▸ **Short exercise**: Skip the pictures, please, and write out exactly the lines from the opening of the data through the line containing "from bokeh.resources import INLINE".

▸ **Material provided**:
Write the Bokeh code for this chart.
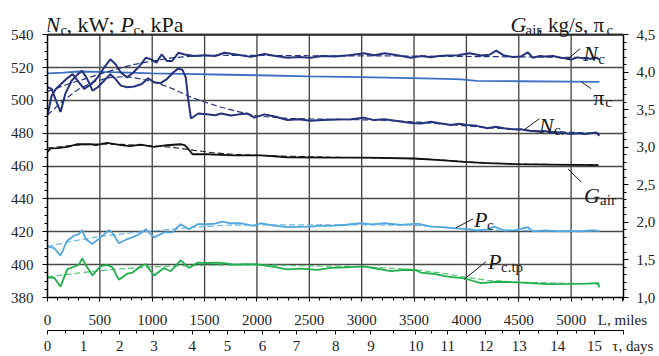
from bokeh.plotting import figure
from bokeh.models import Range1d, LinearAxis, FixedTicker, Label, CustomJSTickFormatter, Span
from bokeh.embed import file_html
from bokeh.resources import INLINE

# ---------------- data (L in miles) ----------------
nc1_L = [0, 40, 80, 130, 180, 240, 300, 350, 420, 480, 540, 600, 650, 700, 760, 820, 880, 940, 990,
         1040, 1090, 1140, 1190, 1250, 1310, 1400, 1500, 1600, 1690, 1800, 1940, 2070, 2180, 2290,
         2400, 2510, 2620, 2740, 2880, 3020, 3120, 3220, 3340, 3470, 3570, 3660, 3740, 3820, 3920,
         4030, 4140, 4220, 4285, 4360, 4440, 4520, 4585, 4635, 4700, 4750, 4830, 4900, 4960, 5000,
         5060, 5130, 5190, 5240, 5270]
nc1_v = [491, 503, 507, 510, 513, 516, 511, 507, 510, 514, 520, 525, 522, 517, 514, 517, 521, 526, 525,
         523, 528, 524, 524, 529, 528, 527, 527.5, 527, 529, 528, 526.5, 528.3, 527, 526,
         526.5, 526, 527, 526.7, 527.5, 528.7, 527.5, 528.7, 527.5, 526, 527, 526.3, 527, 527.3, 527.5,
         528.7, 527.3, 527.8, 530.3, 527.3, 526.5, 526.7, 529.3, 526, 527, 526.7, 527, 526, 525.5, 524.8,
         526.2, 525.5, 525.3, 526, 525]
nc1_trend_L = [0, 200, 400, 600, 800, 1000, 1200, 1400, 1650, 2500, 3500, 4500, 5270]
nc1_trend_v = [505.5, 510, 514, 518, 521.5, 524, 526, 527, 527.5, 527.2, 527, 526.5, 526]

nc2_L = [0, 40, 80, 125, 170, 230, 290, 330, 380, 430, 480, 540, 600, 650, 700, 760, 830, 900, 960,
         1020, 1080, 1140, 1200, 1250, 1290, 1320, 1345, 1370, 1440, 1520, 1600, 1660, 1750, 1830,
         1910, 1975, 2070, 2180, 2290, 2400, 2510, 2630, 2770, 2900, 3020, 3120, 3215, 3340, 3470,
         3570, 3660, 3760, 3850, 3930, 4010, 4100, 4200, 4280, 4360, 4440, 4520, 4600, 4680, 4750,
         4810, 4900, 5000, 5060, 5130, 5190, 5240, 5270]
nc2_v = [508, 507, 500, 493, 504, 512, 516, 518, 513, 506, 508, 512, 516, 513, 509, 508, 508.5, 510, 513.5,
         511, 510.5, 513, 517, 519.5, 518.5, 514, 500, 489, 492, 491.5, 491, 492, 490.8, 491.5,
         492, 489.5, 491.5, 490, 488, 488.5, 487.6, 488, 488.4, 488.5, 489.5, 488, 488.5, 487.5, 486.2,
         486, 487, 486, 485, 485.8, 485, 484.5, 483, 484, 483, 482.5, 482.4, 481.5, 481, 481.3,
         480.4, 480.5, 479.6, 480, 479.6, 480, 480.4, 478.5]
nc2_trend_L = [0, 150, 300, 450, 600, 750, 900, 1050, 1200, 1350, 1500, 1650, 1800, 2000, 2300, 2700,
               3200, 3600, 4000, 4400, 4800, 5270]
nc2_trend_v = [491, 500, 507, 511.5, 514, 514.5, 513, 510.5, 507, 502.5, 499, 496, 493.5, 490.5, 489,
               488.5, 488, 486.5, 484.5, 482.5, 481, 480]

pi_L = [0, 150, 300, 500, 700, 1000, 1300, 1600, 2000, 2500, 3000, 3470, 3800, 3950, 4100, 4500, 5000, 5270]
pi_v = [3.986, 3.995, 4.01, 4.005, 3.998, 3.985, 3.978, 3.97, 3.96, 3.944, 3.935, 3.922, 3.913, 3.905,
        3.885, 3.88, 3.875, 3.872]

g_L = [0, 30, 100, 190, 280, 410, 460, 570, 700, 790, 890, 1015, 1140, 1270, 1310, 1350, 1385, 1520,
       1780, 2040, 2290, 2700, 3020, 3500, 3750, 3980, 4200, 4460, 4800, 5260]
g_v = [2.94, 2.985, 2.99, 3.006, 3.041, 3.043, 3.028, 3.058, 3.03, 3.015, 3.037, 3.006, 3.028, 3.041,
       3.03, 2.97, 2.908, 2.908, 2.894, 2.894, 2.868, 2.862, 2.864, 2.851, 2.83, 2.807, 2.79, 2.776,
       2.77, 2.763]
g_trend_L = [0, 200, 450, 700, 1000, 1200, 1400, 1600, 1800, 2200, 2700, 3200, 3600, 3900, 4100, 4500, 5260]
g_trend_v = [2.99, 3.02, 3.045, 3.04, 3.02, 3.0, 2.96, 2.925, 2.905, 2.885, 2.868, 2.858, 2.845, 2.818,
             2.795, 2.777, 2.765]

pc_L = [0, 64, 124, 188, 252, 300, 332, 364, 428, 507, 586, 618, 682, 762, 810, 889, 937, 1017, 1112,
        1192, 1272, 1351, 1431, 1526, 1600, 1670, 1750, 1845, 1973, 2036, 2160, 2291, 2400, 2514, 2610,
        2705, 2850, 2992, 3100, 3215, 3375, 3534, 3662, 3760, 3853, 3980, 4108, 4200, 4267, 4362, 4470,
        4586, 4634, 4750, 4904, 5000, 5096, 5170, 5239, 5270]
pc_v = [411.1, 410.1, 405.5, 414.6, 417.6, 418.6, 421.0, 415.6, 412.6, 416.6, 421.0, 419.6, 413.0, 415.6,
        416.6, 419.0, 421.6, 416.6, 419.6, 419.6, 424.6, 421.6, 424.6, 424.6, 425.0, 426.2, 425.2, 425.2,
        423.6, 425.2, 423.8, 422.8, 423.0, 423.2, 423.8, 423.6, 424.3, 425.2, 424.5, 425.2, 424.2, 425.0,
        423.2, 422.8, 422.2, 421.8, 420.8, 421.5, 423.2, 420.8, 421.0, 422.8, 420.2, 420.8, 420.2, 420.6,
        420.2, 420.8, 420.8, 420.2]
pc_trend_L = [0, 250, 500, 750, 1000, 1250, 1500, 1700, 2000, 3000, 3500, 3800, 4100, 4500, 5270]
pc_trend_v = [411, 414.5, 417.2, 419, 420.5, 422, 423.2, 424, 424.2, 424.2, 424, 422.8, 421.2, 420.8, 420.5]

pt_L = [0, 64, 124, 188, 252, 300, 332, 364, 428, 507, 571, 618, 682, 762, 810, 889, 937, 1017, 1112,
        1176, 1272, 1351, 1431, 1526, 1622, 1700, 1781, 1900, 2005, 2150, 2291, 2418, 2578, 2705, 2850,
        3024, 3150, 3279, 3420, 3518, 3566, 3700, 3821, 3980, 4060, 4140, 4300, 4490, 4650, 4777, 5000,
        5150, 5255, 5270]
pt_v = [392.3, 392.0, 386.6, 397.1, 398.7, 400.0, 403.8, 400.0, 393.5, 399.1, 399.8, 398.5, 390.8, 394.5,
        395.1, 399.0, 400.4, 393.4, 398.0, 396.0, 402.6, 398.0, 401.2, 401.0, 401.2, 400.8, 400.0, 400.3,
        400.2, 398.8, 397.1, 397.6, 396.8, 398.0, 398.4, 399.0, 397.5, 396.1, 396.9, 396.6, 395.1, 394.3,
        392.7, 391.6, 390.2, 388.8, 389.6, 389.2, 388.6, 388.2, 388.3, 388.5, 388.8, 386.2]
pt_trend_L = [0, 300, 600, 900, 1200, 1500, 2000, 2500, 3000, 3500, 3800, 4000, 4200, 4500, 5000, 5270]
pt_trend_v = [392.5, 395, 397, 398.3, 399.2, 399.6, 399.8, 399.3, 398.8, 397, 394.5, 392.3, 390.5, 389.3,
              388.6, 388.3]

# axes
L_ticks = list(range(0, 5001, 500))
L_minor = list(range(0, 5501, 100))
L_name_pos = 5490
L_name = "L, miles"
left_ticks = list(range(380, 541, 20))
left_minor = list(range(380, 541, 5))
right_ticks = [1.0, 1.5, 2.0, 2.5, 3.0, 3.5, 4.0, 4.5]
right_minor = [round(1.0 + 0.1 * i, 1) for i in range(36)]
tau_days = list(range(16))
tau_miles = [0, 344, 689, 1016, 1383, 1718, 2052, 2377, 2753, 3088, 3518, 3821, 4187, 4505, 4872, 5222]
tau_name_pos = 5500
tau_name = "\u00a0" * 5 + "\u03c4, days"

Y_LO, Y_HI, Y_TOP = 380, 540, 559          # extra band above the plot holds the axis titles
R_LO, R_HI = 1.0, 4.5
R_TOP = R_LO + (R_HI - R_LO) * (Y_TOP - Y_LO) / (Y_HI - Y_LO)

# ---------------- figure ----------------
p = figure(width=659, height=356, output_backend="svg", toolbar_location=None,
           x_range=Range1d(0, 5500), y_range=Range1d(Y_LO, Y_TOP),
           min_border_left=47, min_border_right=36, min_border_top=3, min_border_bottom=58)
p.extra_y_ranges = {"r": Range1d(R_LO, R_TOP)}
p.background_fill_color = "white"
p.border_fill_color = "white"
p.outline_line_color = None

FONT = "Liberation Serif"

def style_axis(ax, tick_out=5, standoff=8):
    ax.axis_line_color = "black"
    ax.axis_line_width = 1.5
    ax.major_tick_line_color = "black"
    ax.minor_tick_line_color = "black"
    ax.major_tick_in = 0
    ax.major_tick_out = tick_out
    ax.minor_tick_in = 0
    ax.minor_tick_out = 3
    ax.major_label_text_font = FONT
    ax.major_label_text_font_size = "15px"
    ax.major_label_text_color = "#222222"
    ax.major_label_standoff = standoff

xax = p.xaxis[0]
xax.ticker = FixedTicker(ticks=L_ticks + [L_name_pos], minor_ticks=L_minor)
xax.formatter = CustomJSTickFormatter(args=dict(npos=L_name_pos, name=L_name),
                                      code="return tick == npos ? name : tick.toString();")
style_axis(xax, tick_out=4, standoff=10)

yax = p.yaxis[0]
yax.ticker = FixedTicker(ticks=left_ticks, minor_ticks=left_minor)
yax.bounds = (Y_LO, Y_HI)
style_axis(yax, tick_out=5, standoff=9)

rax = LinearAxis(y_range_name="r", ticker=FixedTicker(ticks=right_ticks, minor_ticks=right_minor),
                 formatter=CustomJSTickFormatter(code="return tick.toFixed(1).replace('.', ',');"),
                 bounds=(R_LO, R_HI))
style_axis(rax, tick_out=5, standoff=8)
p.add_layout(rax, "right")

tau_minor = [(a + b) / 2 for a, b in zip(tau_miles[:-1], tau_miles[1:])]
tau_pos = tau_miles + [tau_name_pos]
tau_lab = [str(d) for d in tau_days] + [tau_name]
tax = LinearAxis(ticker=FixedTicker(ticks=tau_pos, minor_ticks=tau_minor),
                 formatter=CustomJSTickFormatter(args=dict(pos=tau_pos, lab=tau_lab),
                                                 code="const i = pos.indexOf(tick); return i >= 0 ? lab[i] : '';"))
style_axis(tax, tick_out=4, standoff=3)
tax.axis_line_width = 1.2
p.add_layout(tax, "below")

# grid: horizontal from the left ticks, vertical drawn only over the plotting band
p.xgrid.visible = False
p.ygrid.ticker = FixedTicker(ticks=left_ticks)
p.ygrid.grid_line_color = "#4a4a4a"
p.ygrid.grid_line_width = 1.3
vg = L_ticks[1:]
p.segment(vg, [Y_LO] * len(vg), vg, [Y_HI] * len(vg), color="#404040", line_width=1.3, level="underlay")
p.add_layout(Span(location=Y_HI, dimension="width", line_color="#2a2a2a", line_width=2))

# ---------------- series ----------------
NAVY = "#25327c"
PI_BLUE = "#3d6fc0"
PC_BLUE = "#52a7dd"
GREEN = "#1fb04c"

p.line(g_trend_L, g_trend_v, y_range_name="r", color="#222222", line_width=1.1, line_dash="6 3")
p.line(g_L, g_v, y_range_name="r", color="#111111", line_width=1.8)
p.line(pi_L, pi_v, y_range_name="r", color=PI_BLUE, line_width=1.8)

p.line(pc_trend_L, pc_trend_v, color="#6db8e6", line_width=1.2, line_dash="6 3")
p.line(pc_L, pc_v, color=PC_BLUE, line_width=1.8)
p.line(pt_trend_L, pt_trend_v, color="#52c470", line_width=1.2, line_dash="6 3")
p.line(pt_L, pt_v, color=GREEN, line_width=1.8)

p.line(nc1_trend_L, nc1_trend_v, color=NAVY, line_width=1.2, line_dash="6 3")
p.line(nc2_trend_L, nc2_trend_v, color=NAVY, line_width=1.2, line_dash="6 3")
p.line(nc1_L, nc1_v, color=NAVY, line_width=2)
p.line(nc2_L, nc2_v, color=NAVY, line_width=2)

# ---------------- annotations ----------------
def txt(x, y, s, dx=0, dy=0, size="22px", style="italic", align="left"):
    p.add_layout(Label(x=x, y=y, x_offset=dx, y_offset=dy, text=s, text_font=FONT,
                       text_font_size=size, text_font_style=style, text_color="#1a1a1a",
                       text_baseline="alphabetic", text_align=align))

def label_sub(x, y, main, sub, w_main, main_style="italic"):
    txt(x, y, main, style=main_style)
    txt(x, y, sub, dx=w_main, dy=-5, size="15px", style="normal")

lead_x0 = [4962, 5102, 4554, 4971, 3900, 3977]
lead_y0 = [524.8, 511.1, 482.2, 458.2, 422.4, 391.0]
lead_x1 = [5086, 5191, 4697, 5096, 4063, 4187]
lead_y1 = [531.5, 507.1, 488.9, 450.3, 427.9, 401.8]
p.segment(lead_x0, lead_y0, lead_x1, lead_y1, color="#1a1a1a", line_width=1)

label_sub(5115, 528.5, "N", "c", 15)
label_sub(5210, 501.8, "\u03c0", "c", 12, main_style="normal")
label_sub(4694, 484.8, "N", "c.", 15)
label_sub(5124, 442.4, "G", "air", 16)
label_sub(4073, 427.3, "P", "c", 13)
label_sub(4206, 401.8, "P", "c.tp", 13)

# left axis title
txt(0, Y_HI, "N", dx=-2, dy=10)
txt(0, Y_HI, "c", dx=13, dy=5, size="15px", style="normal")
txt(0, Y_HI, ", kW; ", dx=19, dy=10, style="normal")
txt(0, Y_HI, "P", dx=73, dy=10)
txt(0, Y_HI, "c", dx=86, dy=5, size="15px", style="normal")
txt(0, Y_HI, ", kPa", dx=92, dy=10, style="normal")

# right axis title
txt(5500, Y_HI, "G", dx=-113, dy=10)
txt(5500, Y_HI, "air", dx=-98, dy=5, size="15px", style="normal")
txt(5500, Y_HI, ", kg/s, \u03c0", dx=-86, dy=10, size="21px", style="normal")
txt(5500, Y_HI, "c", dx=-17, dy=5, size="15px", style="normal")

open("out.html", "w").write(file_html(p, INLINE))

▸ **Completed exercise**:
Write the Bokeh code for this chart.
from bokeh.plotting import figure
from bokeh.models import Range1d, LinearAxis, FixedTicker, Label, CustomJSTickFormatter, Span
from bokeh.embed import file_html
from bokeh.resources import INLINE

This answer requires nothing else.